* [TASK DIRECTIONS] Please reproduce exactly the lines between the line holding "Convert this chart" and the line holding "const legendRows = [834, 868, 902];", inclusive, leaving out any pictures.

>> start

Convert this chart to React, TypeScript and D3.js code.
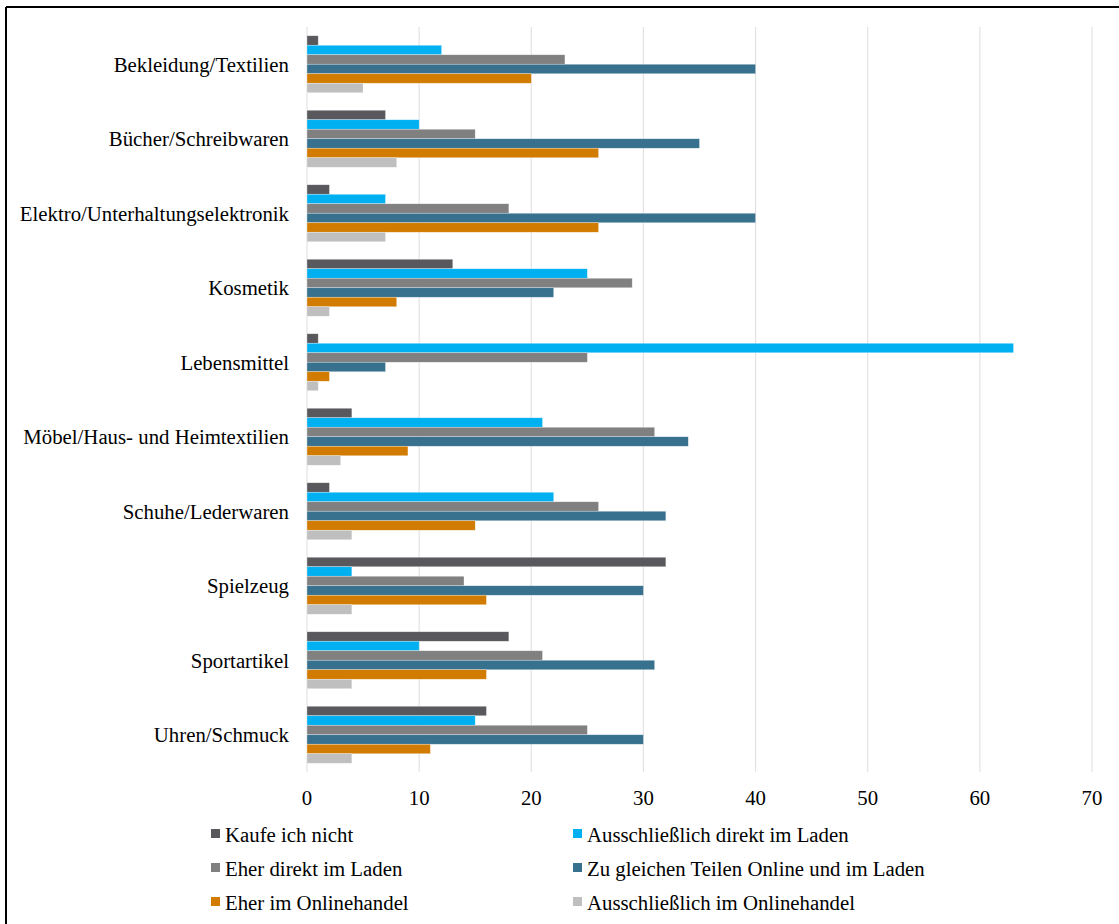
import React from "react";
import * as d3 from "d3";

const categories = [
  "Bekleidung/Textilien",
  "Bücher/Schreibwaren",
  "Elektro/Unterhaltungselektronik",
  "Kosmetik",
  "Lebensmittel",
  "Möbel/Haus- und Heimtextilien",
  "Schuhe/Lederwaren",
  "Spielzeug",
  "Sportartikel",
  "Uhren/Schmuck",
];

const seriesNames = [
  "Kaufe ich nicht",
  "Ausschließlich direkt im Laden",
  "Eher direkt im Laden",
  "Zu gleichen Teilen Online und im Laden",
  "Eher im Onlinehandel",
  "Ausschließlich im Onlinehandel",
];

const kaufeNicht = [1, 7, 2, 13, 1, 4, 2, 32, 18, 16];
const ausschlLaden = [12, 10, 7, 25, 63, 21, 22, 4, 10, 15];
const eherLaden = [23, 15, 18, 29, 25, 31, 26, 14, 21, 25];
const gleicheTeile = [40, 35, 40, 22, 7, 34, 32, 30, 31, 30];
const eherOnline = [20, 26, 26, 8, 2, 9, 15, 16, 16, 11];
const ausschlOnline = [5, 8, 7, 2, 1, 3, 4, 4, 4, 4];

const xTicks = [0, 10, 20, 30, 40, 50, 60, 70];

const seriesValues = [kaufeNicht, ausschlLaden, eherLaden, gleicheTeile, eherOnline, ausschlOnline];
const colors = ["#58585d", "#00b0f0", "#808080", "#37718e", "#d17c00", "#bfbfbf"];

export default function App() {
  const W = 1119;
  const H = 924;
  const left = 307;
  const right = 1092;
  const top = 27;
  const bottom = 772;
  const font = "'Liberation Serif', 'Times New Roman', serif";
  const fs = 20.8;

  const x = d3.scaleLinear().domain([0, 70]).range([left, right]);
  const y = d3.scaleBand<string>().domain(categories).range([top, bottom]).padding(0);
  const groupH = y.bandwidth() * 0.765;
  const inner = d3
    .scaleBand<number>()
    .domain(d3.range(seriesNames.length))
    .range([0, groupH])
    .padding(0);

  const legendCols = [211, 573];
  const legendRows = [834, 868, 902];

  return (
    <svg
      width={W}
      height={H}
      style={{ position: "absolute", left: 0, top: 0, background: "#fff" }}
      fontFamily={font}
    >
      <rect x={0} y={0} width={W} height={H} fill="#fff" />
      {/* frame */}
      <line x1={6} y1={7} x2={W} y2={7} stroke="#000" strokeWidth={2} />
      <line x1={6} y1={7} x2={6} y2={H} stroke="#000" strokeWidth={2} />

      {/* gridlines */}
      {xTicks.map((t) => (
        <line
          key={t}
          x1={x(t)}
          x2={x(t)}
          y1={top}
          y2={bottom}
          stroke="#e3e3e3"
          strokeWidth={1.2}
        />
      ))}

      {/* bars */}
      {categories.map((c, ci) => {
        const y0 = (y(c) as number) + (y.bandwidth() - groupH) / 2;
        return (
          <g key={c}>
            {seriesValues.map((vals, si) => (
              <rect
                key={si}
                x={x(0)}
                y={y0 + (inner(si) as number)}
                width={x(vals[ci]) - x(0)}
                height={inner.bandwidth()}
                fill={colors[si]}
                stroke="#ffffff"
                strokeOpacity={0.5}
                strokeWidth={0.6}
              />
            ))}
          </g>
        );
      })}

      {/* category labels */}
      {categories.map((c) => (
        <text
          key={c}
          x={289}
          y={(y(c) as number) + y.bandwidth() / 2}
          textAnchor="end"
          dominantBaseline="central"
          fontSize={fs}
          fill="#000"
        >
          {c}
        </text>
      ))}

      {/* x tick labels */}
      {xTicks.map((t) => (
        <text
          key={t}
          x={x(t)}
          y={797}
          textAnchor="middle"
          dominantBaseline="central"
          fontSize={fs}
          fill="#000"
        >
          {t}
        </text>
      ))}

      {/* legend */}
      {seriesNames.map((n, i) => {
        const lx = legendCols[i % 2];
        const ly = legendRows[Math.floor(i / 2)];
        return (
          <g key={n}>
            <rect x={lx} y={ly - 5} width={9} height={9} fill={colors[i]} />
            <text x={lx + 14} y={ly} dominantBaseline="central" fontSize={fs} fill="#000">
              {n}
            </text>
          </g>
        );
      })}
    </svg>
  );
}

>> end
>> start

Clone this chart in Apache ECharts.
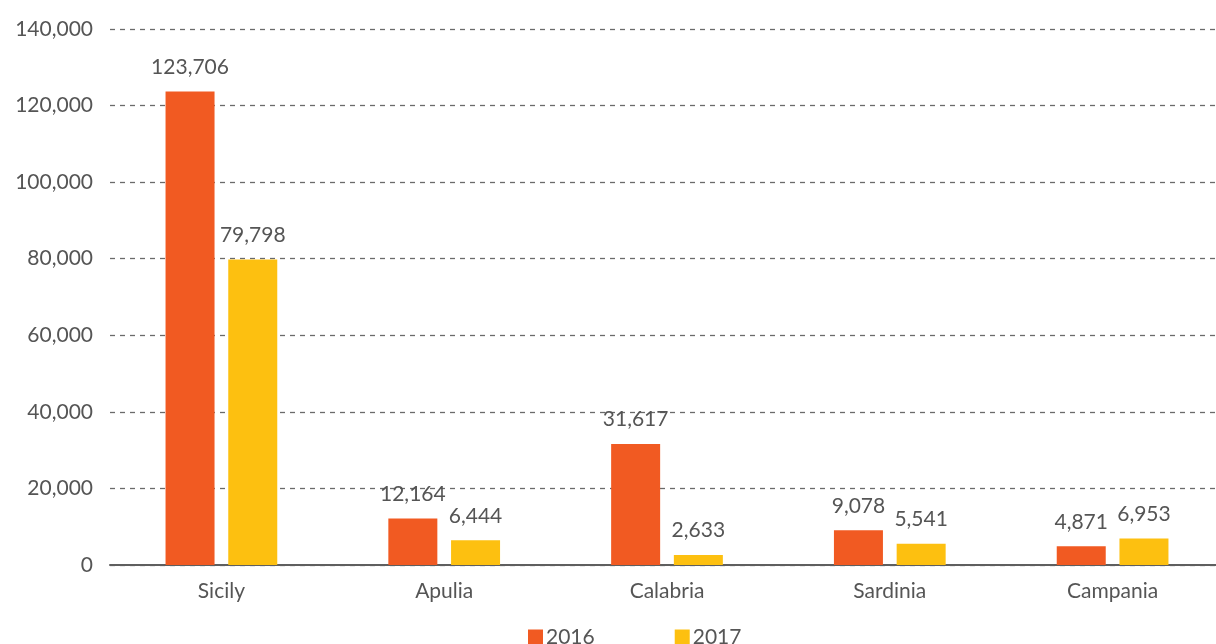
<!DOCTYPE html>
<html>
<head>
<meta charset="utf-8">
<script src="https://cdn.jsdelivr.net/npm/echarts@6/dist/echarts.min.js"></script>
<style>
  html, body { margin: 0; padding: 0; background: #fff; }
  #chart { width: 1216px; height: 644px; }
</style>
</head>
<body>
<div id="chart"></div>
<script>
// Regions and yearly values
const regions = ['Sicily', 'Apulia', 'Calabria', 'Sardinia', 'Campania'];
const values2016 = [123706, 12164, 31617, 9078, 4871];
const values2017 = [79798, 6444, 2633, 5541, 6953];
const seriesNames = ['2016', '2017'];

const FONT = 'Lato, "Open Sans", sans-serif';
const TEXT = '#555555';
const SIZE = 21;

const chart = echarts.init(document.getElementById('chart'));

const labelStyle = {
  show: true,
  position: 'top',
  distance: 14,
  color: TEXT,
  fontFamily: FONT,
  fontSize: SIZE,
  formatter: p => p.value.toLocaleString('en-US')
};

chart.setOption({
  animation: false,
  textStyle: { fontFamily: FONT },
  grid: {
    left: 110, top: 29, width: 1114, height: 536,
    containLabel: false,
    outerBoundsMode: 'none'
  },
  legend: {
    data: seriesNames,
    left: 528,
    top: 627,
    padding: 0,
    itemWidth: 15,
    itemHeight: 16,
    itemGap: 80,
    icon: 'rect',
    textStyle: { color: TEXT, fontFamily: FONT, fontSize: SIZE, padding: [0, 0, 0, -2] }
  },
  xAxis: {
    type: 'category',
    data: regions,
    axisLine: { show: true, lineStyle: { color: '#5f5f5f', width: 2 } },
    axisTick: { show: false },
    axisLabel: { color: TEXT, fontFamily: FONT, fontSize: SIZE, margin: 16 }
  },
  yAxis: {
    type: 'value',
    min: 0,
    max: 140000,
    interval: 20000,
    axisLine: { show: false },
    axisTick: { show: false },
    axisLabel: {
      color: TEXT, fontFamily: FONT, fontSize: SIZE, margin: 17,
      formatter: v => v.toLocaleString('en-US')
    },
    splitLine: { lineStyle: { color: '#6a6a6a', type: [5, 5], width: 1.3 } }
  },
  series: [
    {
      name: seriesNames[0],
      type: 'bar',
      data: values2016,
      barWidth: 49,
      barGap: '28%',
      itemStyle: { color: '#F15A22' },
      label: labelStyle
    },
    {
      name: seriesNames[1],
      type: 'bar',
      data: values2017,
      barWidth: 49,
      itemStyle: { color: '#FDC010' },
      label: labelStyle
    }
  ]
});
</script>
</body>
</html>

>> end

* [RESPONSE TO THE TASK]
Convert this chart to React, TypeScript and D3.js code.
import React from "react";
import * as d3 from "d3";

const categories = [
  "Bekleidung/Textilien",
  "Bücher/Schreibwaren",
  "Elektro/Unterhaltungselektronik",
  "Kosmetik",
  "Lebensmittel",
  "Möbel/Haus- und Heimtextilien",
  "Schuhe/Lederwaren",
  "Spielzeug",
  "Sportartikel",
  "Uhren/Schmuck",
];

const seriesNames = [
  "Kaufe ich nicht",
  "Ausschließlich direkt im Laden",
  "Eher direkt im Laden",
  "Zu gleichen Teilen Online und im Laden",
  "Eher im Onlinehandel",
  "Ausschließlich im Onlinehandel",
];

const kaufeNicht = [1, 7, 2, 13, 1, 4, 2, 32, 18, 16];
const ausschlLaden = [12, 10, 7, 25, 63, 21, 22, 4, 10, 15];
const eherLaden = [23, 15, 18, 29, 25, 31, 26, 14, 21, 25];
const gleicheTeile = [40, 35, 40, 22, 7, 34, 32, 30, 31, 30];
const eherOnline = [20, 26, 26, 8, 2, 9, 15, 16, 16, 11];
const ausschlOnline = [5, 8, 7, 2, 1, 3, 4, 4, 4, 4];

const xTicks = [0, 10, 20, 30, 40, 50, 60, 70];

const seriesValues = [kaufeNicht, ausschlLaden, eherLaden, gleicheTeile, eherOnline, ausschlOnline];
const colors = ["#58585d", "#00b0f0", "#808080", "#37718e", "#d17c00", "#bfbfbf"];

export default function App() {
  const W = 1119;
  const H = 924;
  const left = 307;
  const right = 1092;
  const top = 27;
  const bottom = 772;
  const font = "'Liberation Serif', 'Times New Roman', serif";
  const fs = 20.8;

  const x = d3.scaleLinear().domain([0, 70]).range([left, right]);
  const y = d3.scaleBand<string>().domain(categories).range([top, bottom]).padding(0);
  const groupH = y.bandwidth() * 0.765;
  const inner = d3
    .scaleBand<number>()
    .domain(d3.range(seriesNames.length))
    .range([0, groupH])
    .padding(0);

  const legendCols = [211, 573];
  const legendRows = [834, 868, 902];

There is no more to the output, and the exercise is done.